The list of injuries however was long... and varied. basic
sprains (wrists, shoulders, many, many ankles), finger crushings (the old
washing machine rollers caught many of us I’m sure), numerous and varied broken
bones, (not counting those re-broken by the doctors who were “not that happy
with how they were mending”) dislocations, fingers, wrists, shoulders and necks (Note: don’t do judo in a small
bedroom space, it is not recommended) and serious back injuries (falls, trips
down stairs, thrown from horses, Another note: Don’t stand in the middle of a
see-saw when people are using it), swallowed pins (yet another note: don't put
them in your mouth to hold.... and if you do, make sure the sharp end is
sticking out...), a multitude of serious cuts, slashes and bites (from dogs,
not from each other), Stings (thank goodness for anti-histamine it has kept my
sister in this world) clawings (cats…. and occasionally each other, Roman wrestling does that....so does fighting.), various
contact injuries with each other and also with discovered creatures of one kind and another.
(Fortunately we lived in an area with few poisonous species or no doubt our
ranks would have been considerably thinner).
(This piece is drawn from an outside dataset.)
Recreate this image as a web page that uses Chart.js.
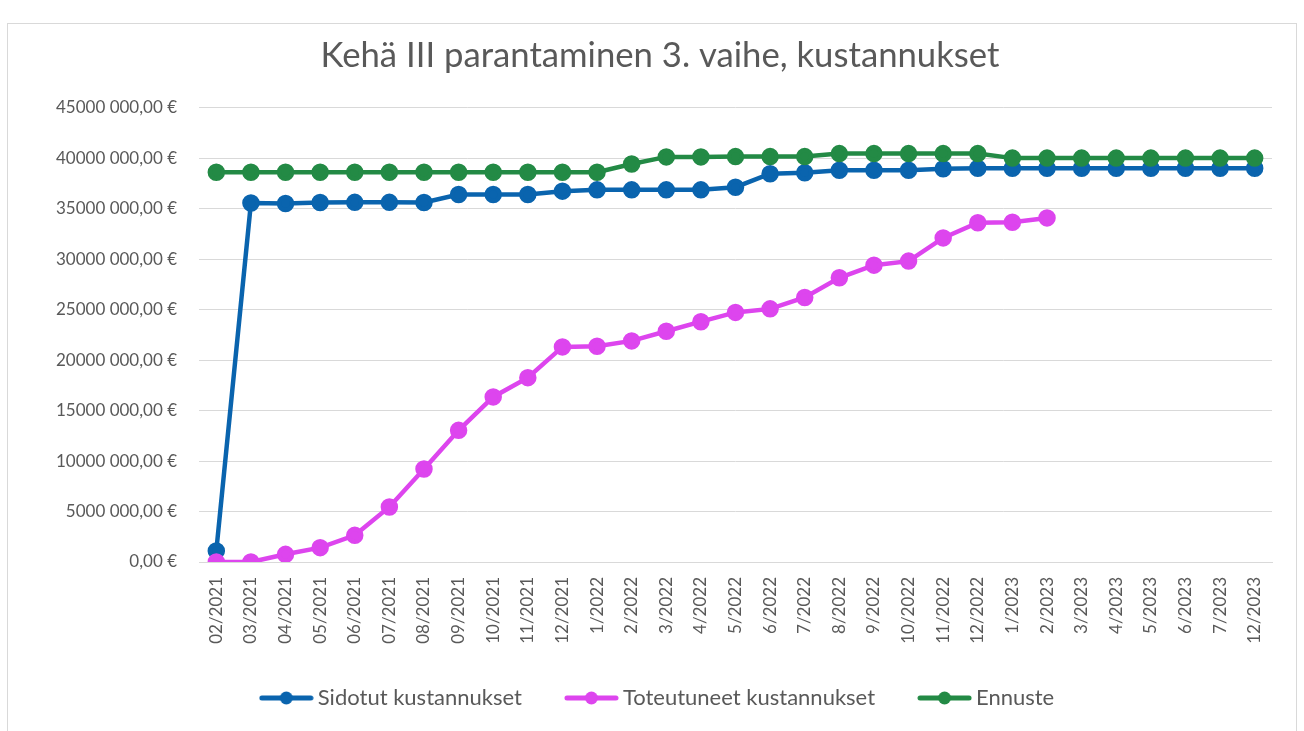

Electrocution (brief and forceful…
though some other members of the family suggest it should be tried again to
clear my thinking), and the list goes on.
But it was also a sign of our outside living (driven out
more to the point), as mother attempted to retain some semblance of a house,
when she planned for visitors, needing that gratification of an adult conversation
rather than refereeing and adjudicating our constant disputes. And so we
explored the world… and discovered you can break, bend, snap or twist nearly
all of the 208 bones in the human body….. not counting the muscles, tendons or our
attitudes!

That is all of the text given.